一方、フォーブスの取材に応じた投資家の多くは、ベンチャーキャピタルの落ち込みは当分続くとしながらも、アーリーステージの企業に今後3〜6カ月の間に雇用を回復させるチャンスがあると考えている。

「私は、すべての投資先企業に、彼らより大きな会社から人材を引き抜くことを勧めている」とナイクは話す。テック企業の社員の多くは、給与の一部をストックオプションとして付与されるが、彼らは株価の値下がりに直面している。

競合を買収するチャンス


「今から3カ月から6カ月もすれば、そのような人材を引き抜く機会が来るだろう。アーリーステージの企業の創業者は、駄菓子屋に迷い込んだ子供のような気分になるはずだ」とナイクは述べた。

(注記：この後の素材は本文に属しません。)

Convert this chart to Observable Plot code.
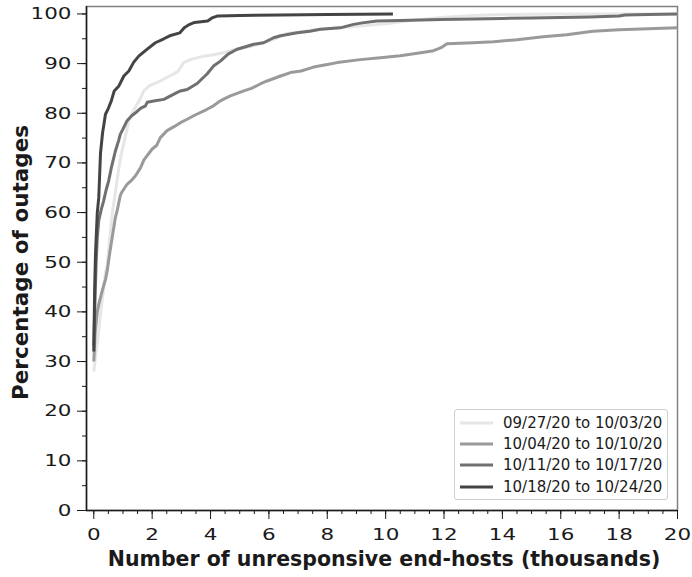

Battery Venturesのタッカーは、さらに踏み込んだ見立てとして、市場が干上がる前に多くの資金を調達した企業には、買収によって安価に人員を増やす機会があると予測している。「手元の資金は、企業にとって大きな強みになる。彼らは大幅なディスカウント価格で競合を買収することが可能だ」

一方で、ナイクのStreamlined Venturesは、少なくとも今後2〜3カ月は新しい企業への投資を控えるという。「新しい投資をする代わりに、既存のポートフォリオの点検を行い、より強いポジションでこの状況から抜け出せるよう準備を進めていく」と彼は語った。